In the end, we settled on “Stand Media Solutions”.

“Stand” has many positive connotations. To stand is to get ready for action, as opposed to “sit.” “Stand together” – to support each other in a group. “Stand firm” – to persevere in the face of adversity. “Stand out” – be a leader in one’s field.

And what about the logo of a pink flamingo? How does this beautiful animal tie into all this?

“Stand” is one of the terms used to describe a group of flamingos.  The website https://www.thespruce.com/fun-facts-about-flamingos-385519 (retrieved March 28, 2018) tells us that other acceptable words are “stand, colony, regiment or a flamboyance. These terms can apply to a flamingo flock of any size, but do not apply to just a pair of flamingos.”

How very appropriate this name is, because like the flamingo in our logo, we stood together at Mohawk College to support each other during our studies, and now continue to stand.

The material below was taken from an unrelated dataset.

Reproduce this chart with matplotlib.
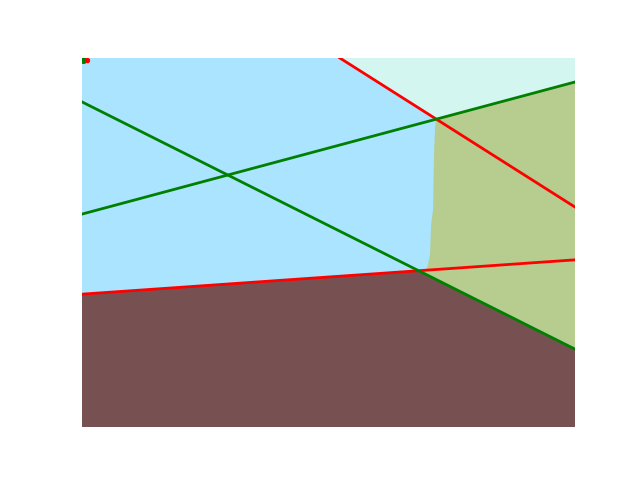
import numpy as np
import matplotlib.pyplot as plt

# --- region boundaries (data units, axes span 0..100) ---
cyan_x = [52.3, 71.8, 100, 100]
cyan_y = [100, 83.5, 93.5, 100]

olive_x = [71.8, 100, 100, 68.3, 70.0, 70.6, 70.8, 71.2, 71.4, 71.6]
olive_y = [83.5, 93.5, 20.5, 42.0, 43.1, 46.6, 54.7, 58.8, 73.7, 80.5]

brown_x = [0, 0, 68.3, 100, 100]
brown_y = [0, 36.0, 42.3, 21.1, 0]

# --- separating lines ---
red_lines = [([0, 100], [36.0, 45.3]), ([52.3, 100], [100, 59.6])]
green_lines = [([0, 100], [57.7, 93.5]), ([0, 100], [88.1, 21.1])]

# corner points
pts_green = ([0.3], [99.6])
pts_red = ([1.0], [99.4])

fig = plt.figure(figsize=(6.4, 4.8), dpi=100)
ax = fig.add_axes([82 / 640, 53 / 480, 493 / 640, 369 / 480])
ax.set_xlim(0, 100)
ax.set_ylim(0, 100)
ax.fill([0, 100, 100, 0], [0, 0, 100, 100], color='#aae4fe', lw=0)
ax.fill(cyan_x, cyan_y, color='#d3f7f0', lw=0)
ax.fill(olive_x, olive_y, color='#b6cd8f', lw=0)
ax.fill(brown_x, brown_y, color='#775151', lw=0)

for xs, ys in red_lines:
    ax.plot(xs, ys, color='red', lw=2)
for xs, ys in green_lines:
    ax.plot(xs, ys, color='green', lw=2)

ax.scatter(*pts_green, color='green', s=30, zorder=5)
ax.scatter(*pts_red, color='red', s=8, zorder=6)

ax.axis('off')
plt.savefig('out.png')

Flamingos are also the perfect metaphor for business and life. They are known for their balancing act of standing on one leg for extended periods of time, gently swaying in the wind, yet not falling over.  Which is exactly what life feels like at times, trying not to “fall over” while the wind blows.

They also have webbed feet  https://kids.nationalgeographic.com/animals/flamingo/#flamingo-flying.jpg  (retrieved March 28, 2018) which allow them to run on water without sinking before lifting up into the sky.

While we do not have webbed feet (the last time we checked), and cannot run on water, we certainly hope to make your business, cause or event run on water, and eventually soar up into the sky.